法案は自民、公明、日本維新の会3党などの賛成多数で可決され、参院に送られた。これにより今国会での成立は確実となった。マスコミ関係者は「一歩前進であることは間違いない」としつつも、「国からの独立を主旨としながら12億円もの税金投入が続くのはおかしいので、さらなる改革が必要だろう」と強調した。
「野党共闘」の目論見外れた立憲
また、昨年の衆院選で与党を過半数割れに追い込んだ野党第一党の立憲民主党は、衆院法務委員会の委員長ポストを獲得。同委員会で選択的夫婦別姓制度を導入するための主導権を握って野党共闘を模索すると同時に、趣旨に賛成の公明党を取り込んで与党分裂を図り、自民内の分裂をも引き起こして同党の弱体化を図る狙いだった。そのため、立憲民主は4月30日、他党に先駆けて民法改正案を提出した。立憲が民法改正案としたのは、他党の賛同を得られやすいと判断したためだ。
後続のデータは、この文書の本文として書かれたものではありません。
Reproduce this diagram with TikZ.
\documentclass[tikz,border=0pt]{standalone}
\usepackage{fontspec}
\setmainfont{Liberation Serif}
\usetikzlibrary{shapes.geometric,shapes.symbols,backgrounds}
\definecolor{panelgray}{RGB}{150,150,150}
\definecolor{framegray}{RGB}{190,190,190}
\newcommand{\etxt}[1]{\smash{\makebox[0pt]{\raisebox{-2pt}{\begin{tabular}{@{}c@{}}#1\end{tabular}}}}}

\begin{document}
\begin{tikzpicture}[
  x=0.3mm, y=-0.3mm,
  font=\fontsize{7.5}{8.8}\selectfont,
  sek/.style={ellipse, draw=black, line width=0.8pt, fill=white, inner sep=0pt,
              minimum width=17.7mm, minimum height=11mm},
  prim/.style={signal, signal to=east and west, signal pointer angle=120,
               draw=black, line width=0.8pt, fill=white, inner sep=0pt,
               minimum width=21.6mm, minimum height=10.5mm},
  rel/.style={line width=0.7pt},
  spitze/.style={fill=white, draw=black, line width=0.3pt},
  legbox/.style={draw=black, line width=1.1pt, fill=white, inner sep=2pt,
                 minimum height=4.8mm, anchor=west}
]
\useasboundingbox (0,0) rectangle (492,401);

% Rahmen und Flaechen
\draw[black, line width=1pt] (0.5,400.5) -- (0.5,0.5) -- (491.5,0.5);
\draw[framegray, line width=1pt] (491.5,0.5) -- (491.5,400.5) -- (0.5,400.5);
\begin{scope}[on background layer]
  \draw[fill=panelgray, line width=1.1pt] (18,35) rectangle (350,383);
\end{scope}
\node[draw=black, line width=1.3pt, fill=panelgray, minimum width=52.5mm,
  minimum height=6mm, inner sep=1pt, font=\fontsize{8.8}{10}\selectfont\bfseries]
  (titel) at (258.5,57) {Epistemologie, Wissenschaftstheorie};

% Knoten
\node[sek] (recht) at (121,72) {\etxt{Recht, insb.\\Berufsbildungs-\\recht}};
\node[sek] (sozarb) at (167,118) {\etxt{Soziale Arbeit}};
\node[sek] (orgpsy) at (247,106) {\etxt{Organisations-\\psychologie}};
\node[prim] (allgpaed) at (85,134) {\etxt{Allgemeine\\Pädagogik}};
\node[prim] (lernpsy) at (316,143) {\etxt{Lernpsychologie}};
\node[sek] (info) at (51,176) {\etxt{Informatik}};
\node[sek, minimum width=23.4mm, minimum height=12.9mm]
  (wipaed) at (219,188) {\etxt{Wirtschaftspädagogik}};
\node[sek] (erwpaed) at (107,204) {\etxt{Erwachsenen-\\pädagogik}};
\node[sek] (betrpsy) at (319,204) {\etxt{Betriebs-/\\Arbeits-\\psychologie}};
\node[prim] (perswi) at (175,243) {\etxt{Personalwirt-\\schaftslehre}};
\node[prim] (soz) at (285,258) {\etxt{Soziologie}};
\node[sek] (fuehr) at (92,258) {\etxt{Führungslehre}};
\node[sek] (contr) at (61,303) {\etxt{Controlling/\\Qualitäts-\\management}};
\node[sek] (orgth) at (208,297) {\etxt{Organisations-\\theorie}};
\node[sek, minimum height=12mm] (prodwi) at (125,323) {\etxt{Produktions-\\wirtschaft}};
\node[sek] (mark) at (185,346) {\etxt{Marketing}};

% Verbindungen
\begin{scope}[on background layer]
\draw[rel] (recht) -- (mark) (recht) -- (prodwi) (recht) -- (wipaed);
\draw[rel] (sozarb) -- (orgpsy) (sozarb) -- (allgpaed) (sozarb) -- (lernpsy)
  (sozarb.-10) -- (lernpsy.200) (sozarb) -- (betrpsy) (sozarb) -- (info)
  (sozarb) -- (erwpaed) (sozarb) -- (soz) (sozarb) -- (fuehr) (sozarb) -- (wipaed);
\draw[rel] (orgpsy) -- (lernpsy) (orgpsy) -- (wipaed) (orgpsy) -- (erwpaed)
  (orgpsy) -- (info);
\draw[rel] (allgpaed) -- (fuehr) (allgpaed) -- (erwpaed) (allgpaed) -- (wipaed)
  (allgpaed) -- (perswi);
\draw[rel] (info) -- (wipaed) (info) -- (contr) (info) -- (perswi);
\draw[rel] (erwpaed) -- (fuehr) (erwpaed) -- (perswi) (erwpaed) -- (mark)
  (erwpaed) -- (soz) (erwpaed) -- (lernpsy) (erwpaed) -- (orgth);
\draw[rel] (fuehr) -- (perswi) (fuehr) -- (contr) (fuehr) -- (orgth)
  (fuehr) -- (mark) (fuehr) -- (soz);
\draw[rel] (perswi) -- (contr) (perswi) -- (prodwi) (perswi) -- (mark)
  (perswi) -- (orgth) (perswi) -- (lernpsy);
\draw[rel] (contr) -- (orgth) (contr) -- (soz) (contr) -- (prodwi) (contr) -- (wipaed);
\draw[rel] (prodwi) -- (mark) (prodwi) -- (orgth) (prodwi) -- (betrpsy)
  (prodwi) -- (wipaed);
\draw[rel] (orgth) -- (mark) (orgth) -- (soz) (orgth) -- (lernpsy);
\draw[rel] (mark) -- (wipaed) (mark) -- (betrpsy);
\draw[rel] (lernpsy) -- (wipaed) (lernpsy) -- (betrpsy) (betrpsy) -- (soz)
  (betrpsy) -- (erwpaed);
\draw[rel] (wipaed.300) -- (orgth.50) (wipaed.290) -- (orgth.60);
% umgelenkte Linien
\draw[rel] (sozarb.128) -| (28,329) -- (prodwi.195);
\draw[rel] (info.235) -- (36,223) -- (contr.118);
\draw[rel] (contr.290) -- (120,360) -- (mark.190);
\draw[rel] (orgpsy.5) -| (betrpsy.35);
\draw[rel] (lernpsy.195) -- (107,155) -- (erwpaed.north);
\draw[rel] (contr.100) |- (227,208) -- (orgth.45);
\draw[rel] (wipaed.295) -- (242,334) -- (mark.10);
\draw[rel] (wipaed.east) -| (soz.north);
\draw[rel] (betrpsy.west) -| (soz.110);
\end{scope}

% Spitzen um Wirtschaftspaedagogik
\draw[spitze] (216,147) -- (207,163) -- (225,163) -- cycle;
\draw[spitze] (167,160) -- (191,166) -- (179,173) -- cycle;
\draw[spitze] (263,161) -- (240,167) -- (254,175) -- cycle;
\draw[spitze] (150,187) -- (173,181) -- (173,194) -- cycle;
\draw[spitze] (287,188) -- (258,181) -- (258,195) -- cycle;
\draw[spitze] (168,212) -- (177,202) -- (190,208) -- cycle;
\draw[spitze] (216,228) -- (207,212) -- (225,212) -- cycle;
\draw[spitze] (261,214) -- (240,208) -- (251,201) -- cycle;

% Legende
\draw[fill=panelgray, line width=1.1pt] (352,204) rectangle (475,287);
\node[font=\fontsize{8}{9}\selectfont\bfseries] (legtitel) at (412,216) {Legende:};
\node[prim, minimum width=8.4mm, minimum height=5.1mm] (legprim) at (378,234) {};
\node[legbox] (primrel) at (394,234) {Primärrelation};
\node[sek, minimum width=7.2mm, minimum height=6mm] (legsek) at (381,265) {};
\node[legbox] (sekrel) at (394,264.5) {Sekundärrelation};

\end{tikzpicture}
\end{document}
ところが、賛成したのは共産党と社民党のみ。日本維新の会と国民民主党は独自法案を提出するとしたため、立憲の目論見が外れた。党委員会の定数は35。法案の可決には18以上の賛成が必要だ。しかし、立憲(11)に加え別姓推進派の公明(2)、国民民主(2)、共産(1)を合わせても16議席。しかも、公明は「別姓の趣旨には賛成だが、政府提案の法律で出すべきだ」との立場から立憲案に乗ることはない。また、14議席を占める自民も党内で賛否が割れ、「早急に結論を出すべきではない」との声が拡大。野党案に乗ることなく法務委員会で採決される際には党議拘束をかけるべきだとの認識で主要幹部は一致した。
「別姓導入法案は家族の一体感を損ねる原因になるのは目に見えている。今回の法案の見送りは評価したい。大平内閣の時、『家庭基盤の充実』により国難を克服しようと訴えたのと正反対の流れにはしっかりと対処していかなければならない」と自民党幹部はキッパリと話す。ただ、自民内に公然と別姓導入を主張する議員が増えているのも確か。「厳しい戦いが想定される参院選を意識し、党内の足並みの乱れや支持層の離反を懸念しての一過性の対処でなければいいのだが」と続けた。